All Products
Search
Document Center

Platform For AI:Whole Table Statistics

Last Updated:May 17, 2024

The Whole Table Statistics component is used to collect statistics of data in a table or only selected columns.

Configure the component

You can use one of the following methods to configure the Whole Table Statistics component.

Method 1: Configure the component on the pipeline page

You can configure the parameters of the Whole Table Statistics component on the pipeline page of Machine Learning Designer of Machine Learning Platform for AI (PAI). Machine Learning Designer is formerly known as Machine Learning Studio. The following table describes the parameters.

Tab

Parameter

Description

Fields Setting

Input Columns (All Columns by Default)

Click Select Column to select input columns. By default, all columns are selected.

Tuning

Cores

The number of cores.

Memory Size

The memory size of each core.

Method 2: Use PAI commands

Configure the component parameters by using PAI commands. You can use the SQL Script component to call PAI commands. For more information, see SQL Script.

 PAI -name stat_summary
-project algo_public
-DinputTableName=test_data
-DoutputTableName=test_summary_out
-DinputTablePartitions="ds='20160101'"
-DselectColNames=col0,col1,col2
-Dlifecycle=1

Parameter

Description

Required

inputTableName

The name of the input table.

Yes

outputTableName

The name of the output table.

Yes

inputTablePartitions

The partitions in the input table. By default, all partitions are selected.

No

selectColNames

The names of the columns that are selected for statistics.

No

lifecycle

The lifecycle of the output table. By default, the output table has no lifecycle.

Note

The value must be a positive integer.

No

coreNum

The number of cores.

Note

The value must be a positive integer.

No

memSizePerCore

The memory size of each core.

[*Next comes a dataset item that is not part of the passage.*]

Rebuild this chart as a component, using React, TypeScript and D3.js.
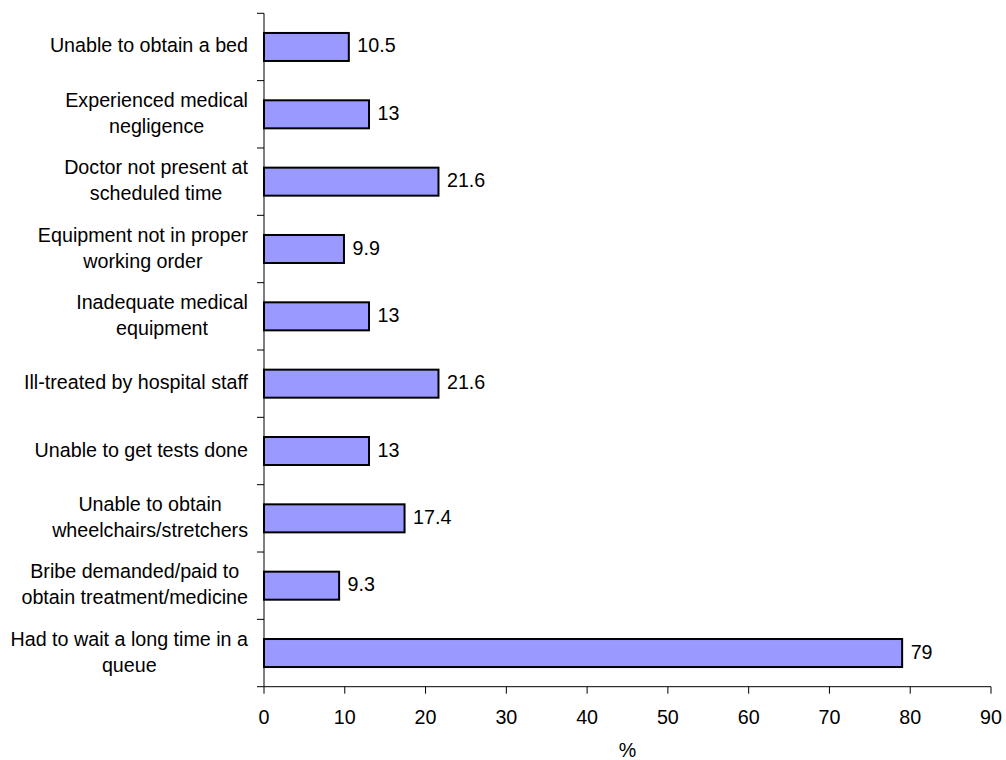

Unit: MB. Valid values: [1024,64 x 1024].

Note

The value must be a positive integer.

No

Output format

The following table describes all the columns in the output table.

Column

Description

colname

The name of the column.

datatype

The data type.

totalcount

The total number.

count

The number of non-NULL values.

missingcount

The number of NULL values.

nancount

The number of NaN values.

positiveinfinitycount

The number of positive infinity values.

negativeinfinitycount

The number of negative infinity values.

min

The minimum value.

max

The maximum value.

mean

The average value.

variance

The variance.

standarddeviation

The standard deviation.

standarderror

The standard error.

skewness

The skewness.

kurtosis

The kurtosis.

moment2

The second moment.

moment3

The third moment.

moment4

The fourth moment.

centralmoment2

The second central moment.

centralmoment3

The third central moment.

centralmoment4

The fourth central moment.

sum

The sum.

sum2

The sum of squares.

sum3

The sum of cubes.

sum4

The sum of the fourth powers.

Example

  • Input data

    drop table if exists summary_test_input;
    create table summary_test_input as
    select
      *
    from
    (
      select 'a' as col1, 1 as col2, 0.001 as col3
        union all
      select 'b' as col1, 2 as col2, 100.01 as col3
    ) tmp;
  • PAI command

    PAI -name stat_summary
    -project algo_public
    -DinputTableName=summary_test_input
    -DoutputTableName=summary_test_input_out
    -DselectColNames=col1,col2,col3
    -Dlifecycle=1;
  • Output result

        | colname    | datatype   | totalcount | count      | missingcount | nancount   | positiveinfinitycount | negativeinfinitycount | min        | max        | mean       | variance   | standarddeviation | standarderror | skewness   | kurtosis   | moment2    | moment3    | moment4    | centralmoment2 | centralmoment3 | centralmoment4 | sum        | sum2       | sum3       | sum4       |
        | col1       | string     | 2          | 2          | 0            | 0          | 0                     | 0                     | NULL       | NULL       | NULL       | NULL       | NULL              | NULL          | NULL       | NULL       | NULL       | NULL       | NULL       | NULL           | NULL           | NULL           | NULL       | NULL       | NULL       | NULL       |
        | col2       | bigint     | 2          | 2          | 0            | 0          | 0                     | 0                     | 1          | 2          | 1.5        | 0.5        | 0.7071067811865476 | 0.5           | 0          | -2         | 2.5        | 4.5        | 8.5        | 0.25           | 0              | 0.0625         | 3          | 5          | 9          | 17         |
        | col3       | double     | 2          | 2          | 0            | 0          | 0                     | 0                     | 0.001      | 100.01     | 50.0055    | 5000.900040500001 | 70.71704207968544 | 50.00450000000001 | 2.327677906939552e-16 | -1.999999999999999 | 5001.000050500001 | 500150.0150005006 | 50020003.00020002 | 2500.45002025  | 2.91038304567337e-11 | 6252250.303768232 | 100.011    | 10002.000101 | 1000300.030001001 | 100040006.0004 |